Осенью 1841 г. покинул Оренбург В.И. Даль, а спустя несколько месяцев уехал и В.А. Перовский. Руководство музеем принял на себя М.Ф. Зеленка. Передавая ему дела, Даль сообщал о чучельниках: “При музее состоят - Оренбургского войска урядники Скорняков и Лысов и казаки Волженцов и Мелихов. Первые два во всех отношениях отлично хороши и вполне надежны, знают дело свое отлично. Лысов уступает Скорнякову только несколько в расторопности. Последние два обучены только снимать и приготовлять меха и шкуры, а набивать хорошо не могут. Они требуют также более строгого надзора по поведению.
Доселе заведено было, что четыре чучельника эти не отлучались постоянно от домов своих во весь год, а только поочередно и по мере надобности. Во время отлучек из домов своих, а именно Скорнякова из Оренбурга, а остальных трех из Черноречья, они получали кормовые деньги... Все расходы по музею можно вполне поверить Скорнякову или Лысову, которые в этом отношении известной честности”[57 ГАОО, ф. 6, оп. 3, № 9, л. 56.].
Однако после отъезда В.И. Даля и В.А. Перовского отношение к музею изменилось. Уже в ноябре 1842 г. для сокращения расходов при музее были оставлены только Скорняков и Лысов, другие же двое отправлены в станицу впредь до востребования[58 Там же, л. 73.]. Позднее, 1 июня 1844 г. Зеленка докладывал военному губернатору Обручеву: “Согласно предписанию Вашего высокопревосходительства от 20 мая прошлого 1843 г., прекращены постоянные занятия чучельников в Музеуме, из оставшихся двух один в то же время отправлен в станицу и отпуск ему содержания прекращен. А остается один Скорняков, которому вменено в обязанность ежедневно находиться при Музеуме, смотреть за чистотою чучел и выделывать оные, когда поступают какие экземпляры”[59 Там же, л. 91, 91 об.].

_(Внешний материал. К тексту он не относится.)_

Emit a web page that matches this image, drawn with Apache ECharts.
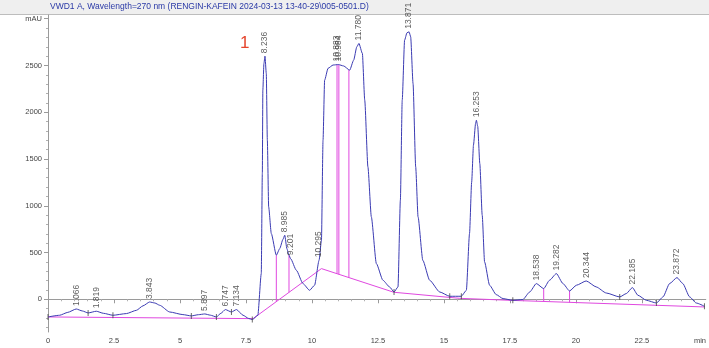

Архивные материалы показывают, что В.И. Даль и из Петербурга, пользуясь своим влиянием, продолжал оказывать поддержку своим воспитанникам. За помощью к нему обратился Андрей Скорняков, которого не удовлетворяло его положение, о чем свидетельствует собственноручное письмо Скорнякова от 22 февраля 1843 г., обнаруженное в ПФА РАН[60 ПФА РАН, ф. 51, оп. 3, № 22, л. 28-28 об.]. Оно адресовано Егору Ивановичу Шрадеру, консерватору Зоологического музея, в свое время обучавшему “казачьих малолетков”, и начинается словами: “Так как Вы наслышались и пишете ко мне от г. полковника Владимира Ивановича Даля, что я желаю опять в Санкт-Петербург к Вам, в Академию, в Музеум, это справедливо оне говорят, и я очень желал бы усовершенствоваться известною Вам наукою и послужить с Вами еще вторичный раз в Музеуме”. Он просит не отказать ему, напоминая, с каким старанием и прилежностью учился, и надеется, что о его ревностной службе рассказывал В.И. Даль, которым он был “всегда доволен” и помнит его.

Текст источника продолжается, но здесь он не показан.